BMW Z4 M40i(FR/8AT)
バイエルンからの刺客 2019.04.17 試乗記 新型となった「BMW Z4」の実力を探るべく、3リッター直6エンジンを積んだ上級グレード「M40i」に試乗。端々に初代モデルへの回帰が感じられる3代目は、ライバル「ポルシェ718ボクスター」の存在を脅かすのに十分な実力を備えていた。ソフトトップに“原点回帰”
直列6気筒のパワーユニットを収めることを誇示するかのように、スラリと伸びた長いノーズセクション。後輪直前にレイアウトされた2人のための小さなキャビン――そんなプロポーションが目を引く個性的かつ情欲的なスタイリングを備えた初代のZ4は、コンパクトでスポーティーなモデルが”大好物”な自分にとっては、当然ながら何とも魅力的な存在に映ったものだ。
それがFRレイアウトの持ち主であったことも、もちろんポジティブな要因のひとつ。正直なところ「ルーフが開く」ことは“二の次”の要素だったが、そもそもコンパクトで2シーターのスポーツモデルとくれば、それは半ば自動的に「オープンボディーの持ち主」となるのが、初代Z4が誕生した2002年当時の雰囲気でもあった。
それから16年という歳月を経て登場したのが、ここに紹介する3代目のZ4である。
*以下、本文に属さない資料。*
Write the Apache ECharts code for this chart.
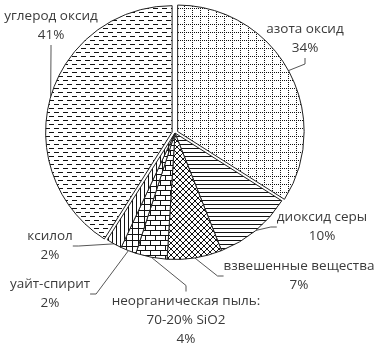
<!DOCTYPE html>
<html><head><meta charset="utf-8">
<script src="https://cdn.jsdelivr.net/npm/echarts@6/dist/echarts.min.js"></script>
<style>html,body{margin:0;padding:0;background:#fff}#c{width:378px;height:348px}</style>
</head><body><div id="c"></div>
<script>
const categories = ['азота оксид','диоксид серы','взвешенные вещества','неорганическая пыль:\n70-20% SiO2','уайт-спирит','ксилол','углерод оксид'];
const values = [34,10,7,4,2,2,41];
const exploded = [true,false,false,false,false,false,true];

function tile(w,h,draw){
  const c=document.createElement('canvas');c.width=w;c.height=h;
  const g=c.getContext('2d');g.fillStyle='#fff';g.fillRect(0,0,w,h);g.fillStyle='#111';draw(g,w,h);
  return {image:c,repeat:'repeat'};
}
const patterns = [
  tile(8,8,(g)=>{for(let i=0;i<8;i+=2){g.fillRect(i,0,1,1);g.fillRect(0,i,1,1);}}),          // dotted grid
  tile(1,4,(g)=>{g.fillRect(0,0,1,1);}),                                                      // horizontal lines
  tile(6,6,(g)=>{for(let i=0;i<6;i++){g.fillRect(i,i,1,1);g.fillRect(5-i,i,1,1);}}),          // crosshatch
  tile(10,10,(g)=>{g.fillRect(0,0,10,1);g.fillRect(0,5,10,1);g.fillRect(0,0,1,5);g.fillRect(5,5,1,5);}), // brick
  tile(6,6,(g)=>{g.fillRect(0,0,6,1);g.fillRect(0,0,1,6);}),                                  // grid
  tile(4,1,(g)=>{g.fillRect(0,0,1,1);}),                                                      // vertical lines
  tile(9,8,(g)=>{g.fillRect(0,0,5,1);g.fillRect(4,4,5,1);})                                   // dashes
];
const labelPos = [[305,39],[322,227],[299,276],[186,320],[50,294],[50,246],[51,26]];

const CX=175, CY=133, R=126.5, OFF=3;
const total = values.reduce((a,b)=>a+b,0);
function midDir(i){
  let s=0; for(let k=0;k<i;k++) s+=values[k];
  const a=(s+values[i]/2)/total*2*Math.PI;
  return [Math.sin(a),-Math.cos(a)];
}
function makeSeries(visible, center){
  return {
    type:'pie', center:center, radius:R, startAngle:90, clockwise:true,
    avoidLabelOverlap:false, silent:true, emphasis:{disabled:true},
    label:{show:true,position:'outside',formatter:(p)=>p.name+'\n'+p.value+'%',
      color:'#3a3a3a',fontFamily:'Open Sans',fontSize:13.5,lineHeight:19,align:'center'},
    labelLine:{show:true,length:10,length2:6,lineStyle:{color:'#555',width:1}},
    labelLayout:(p)=>({x:labelPos[p.dataIndex][0],y:labelPos[p.dataIndex][1],align:'center',verticalAlign:'middle'}),
    data:categories.map((n,i)=>{
      const vis=visible(i);
      return {name:n,value:values[i],
        itemStyle: vis?{color:patterns[i],borderColor:'#222',borderWidth:1}:{color:'rgba(0,0,0,0)',borderWidth:0},
        label:{show:vis}, labelLine:{show:vis}};
    })
  };
}
const series=[makeSeries(i=>!exploded[i],[CX,CY])];
exploded.forEach((e,i)=>{ if(e){const d=midDir(i); series.push(makeSeries(k=>k===i,[CX+d[0]*OFF,CY+d[1]*OFF]));} });

const chart = echarts.init(document.getElementById('c'),null,{renderer:'canvas'});
chart.setOption({animation:false, series:series});
</script></body></html>
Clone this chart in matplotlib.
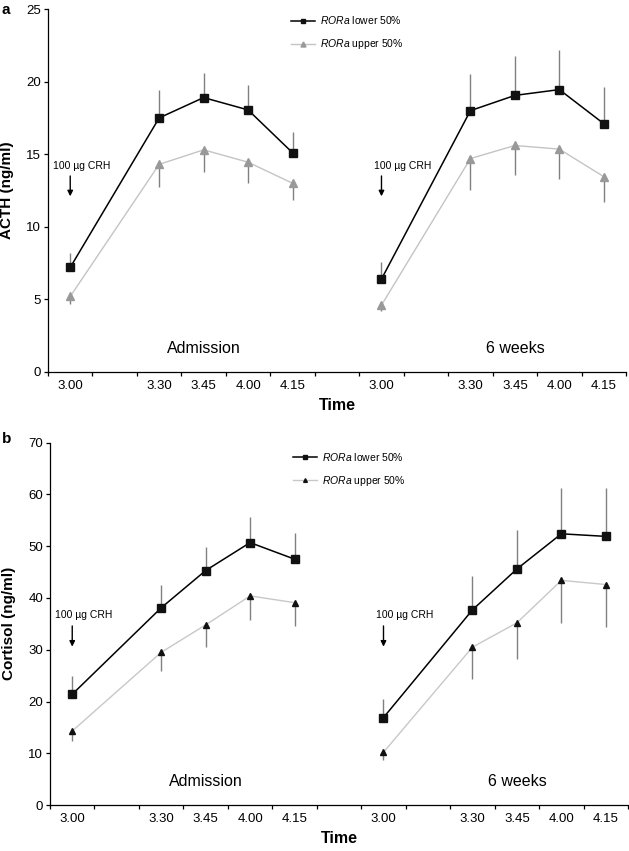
import matplotlib
matplotlib.use('Agg')
import matplotlib.pyplot as plt
import numpy as np

plt.rcParams['font.family'] = ['Liberation Sans', 'DejaVu Sans']
plt.rcParams['mathtext.fontset'] = 'custom'
plt.rcParams['mathtext.it'] = 'Liberation Sans:italic'
plt.rcParams['mathtext.rm'] = 'Liberation Sans'

# sampling times (minutes after 3.00) and their labels
minutes = [0, 30, 45, 60, 75]
time_labels = ['3.00', '3.30', '3.45', '4.00', '4.15']
visits = ['Admission', '6 weeks']

# ACTH (ng/ml): means and one-sided SEM bars
acth_low = {'Admission': [7.2, 17.5, 18.9, 18.05, 15.1],
            '6 weeks': [6.4, 18.0, 19.05, 19.45, 17.1]}
acth_low_err = {'Admission': [1.0, 1.9, 1.7, 1.7, 1.4],
                '6 weeks': [1.15, 2.5, 2.7, 2.75, 2.5]}
acth_up = {'Admission': [5.2, 14.3, 15.3, 14.45, 13.0],
           '6 weeks': [4.6, 14.7, 15.6, 15.35, 13.45]}
acth_up_err = {'Admission': [0.5, 1.55, 1.55, 1.45, 1.15],
               '6 weeks': [0.4, 2.2, 2.05, 2.05, 1.75]}

# Cortisol (ng/ml)
cort_low = {'Admission': [21.4, 38.1, 45.3, 50.7, 47.5],
            '6 weeks': [16.9, 37.7, 45.6, 52.4, 51.9]}
cort_low_err = {'Admission': [3.5, 4.5, 4.6, 5.0, 5.0],
                '6 weeks': [3.5, 6.6, 7.5, 8.9, 9.4]}
cort_up = {'Admission': [14.3, 29.5, 34.8, 40.4, 39.1],
           '6 weeks': [10.2, 30.5, 35.2, 43.4, 42.6]}
cort_up_err = {'Admission': [1.9, 3.7, 4.2, 4.7, 4.5],
               '6 weeks': [1.5, 6.2, 7.0, 8.2, 8.3]}

fig = plt.figure(figsize=(6.29, 8.51), dpi=100)
ax_a = fig.add_axes([0.0763, 0.5629, 0.919, 0.4265])
ax_b = fig.add_axes([0.0795, 0.054, 0.919, 0.4258])


def xpos(visit_idx):
    return np.array(minutes) / 15 + 0.5 + 7 * visit_idx


def panel(ax, low, low_err, up, up_err, ymax, ystep, ylabel, label_y,
          crh_text_y, arrow_top, arrow_bot, gray_marker_col, gray_ms,
          gray_line_col, leg_y):
    for i, v in enumerate(visits):
        x = xpos(i)
        ax.errorbar(x, low[v], yerr=[np.zeros(5), low_err[v]], fmt='none',
                    ecolor='#808080', elinewidth=1.0, capsize=0, zorder=1)
        ax.errorbar(x, up[v], yerr=[up_err[v], np.zeros(5)], fmt='none',
                    ecolor='#808080', elinewidth=1.0, capsize=0, zorder=1)
        l1, = ax.plot(x, low[v], color='black', lw=1.1, marker='s', ms=6,
                      mfc='#111111', mec='#111111', zorder=3,
                      label=r'$\it{RORa}$ lower 50%')
        l2, = ax.plot(x, up[v], color=gray_line_col, lw=1.0, marker='^',
                      ms=gray_ms, mfc=gray_marker_col, mec=gray_marker_col,
                      zorder=2, label=r'$\it{RORa}$ upper 50%')
        ax.text(x[2], label_y, v, ha='center', va='center', fontsize=11.5)
        ax.text(x[0] + 0.25 + (0.23 if i else 0), crh_text_y, '100 µg CRH',
                ha='center', va='center', fontsize=7.5)
        ax.annotate('', xy=(x[0], arrow_bot), xytext=(x[0], arrow_top),
                    arrowprops=dict(arrowstyle='-|>', color='black', lw=1.0,
                                    mutation_scale=8, shrinkA=0, shrinkB=0))
    ax.legend([l1, l2], [l1.get_label(), l2.get_label()], loc='upper left',
              bbox_to_anchor=(0.42, leg_y), frameon=False, fontsize=7.5,
              handlelength=2.3, handletextpad=0.5, labelspacing=1.05,
              borderpad=0, borderaxespad=0, markerscale=0.6)

    ax.set_xlim(0, 13)
    ax.set_ylim(0, ymax)
    ax.set_yticks(np.arange(0, ymax + 1, ystep))
    ax.set_xticks(np.arange(0, 14))
    ax.set_xticklabels([])
    ax.set_xticks(np.concatenate([xpos(0), xpos(1)]), minor=True)
    ax.set_xticklabels(time_labels * 2, minor=True)
    ax.tick_params(axis='x', which='minor', length=0, pad=6, labelsize=9.5)
    ax.tick_params(axis='x', which='major', length=3, width=0.9, direction='out')
    ax.tick_params(axis='y', length=3, width=0.9, pad=2, direction='out',
                   labelsize=9.5)
    for s in ['top', 'right']:
        ax.spines[s].set_visible(False)
    for s in ['left', 'bottom']:
        ax.spines[s].set_linewidth(0.9)
    ax.set_ylabel(ylabel, fontsize=11, fontweight='bold')
    ax.yaxis.set_label_coords(-0.058, 0.5)


panel(ax_a, acth_low, acth_low_err, acth_up, acth_up_err, 25, 5,
      'ACTH (ng/ml)', 1.65, 14.2, 13.5, 12.1, '#999999', 6, '#c4c4c4', 0.985)
panel(ax_b, cort_low, cort_low_err, cort_up, cort_up_err, 70, 10,
      'Cortisol (ng/ml)', 4.6, 36.8, 34.6, 30.6, '#111111', 4.5, '#c8c8c8', 0.977)

ax_a.set_xlabel('Time', fontsize=11.5, fontweight='bold', labelpad=4)
ax_b.set_xlabel('Time', fontsize=11.5, fontweight='bold', labelpad=4)

fig.text(0.002, 0.997, 'a', fontsize=11, fontweight='bold', va='top')
fig.text(0.003, 0.492, 'b', fontsize=11, fontweight='bold', va='top')

fig.savefig('out.png', dpi=100)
この新型は、2代目が採用したリトラクタブル式の凝ったルーフシステムを脱ぎ捨てた、いわば「原点回帰のZ4」とでも呼べそうな内容であることが第一の特徴。それだけでも、初代モデルは手にしながらもクーペとしての快適性と豪華さを欲張った2代目モデルが“圏外”だった自身にとっては、「再度のごちそう!」という印象が強くなる。
今回の試乗はそんな”私情”が混じった気持ちとともにスタートした。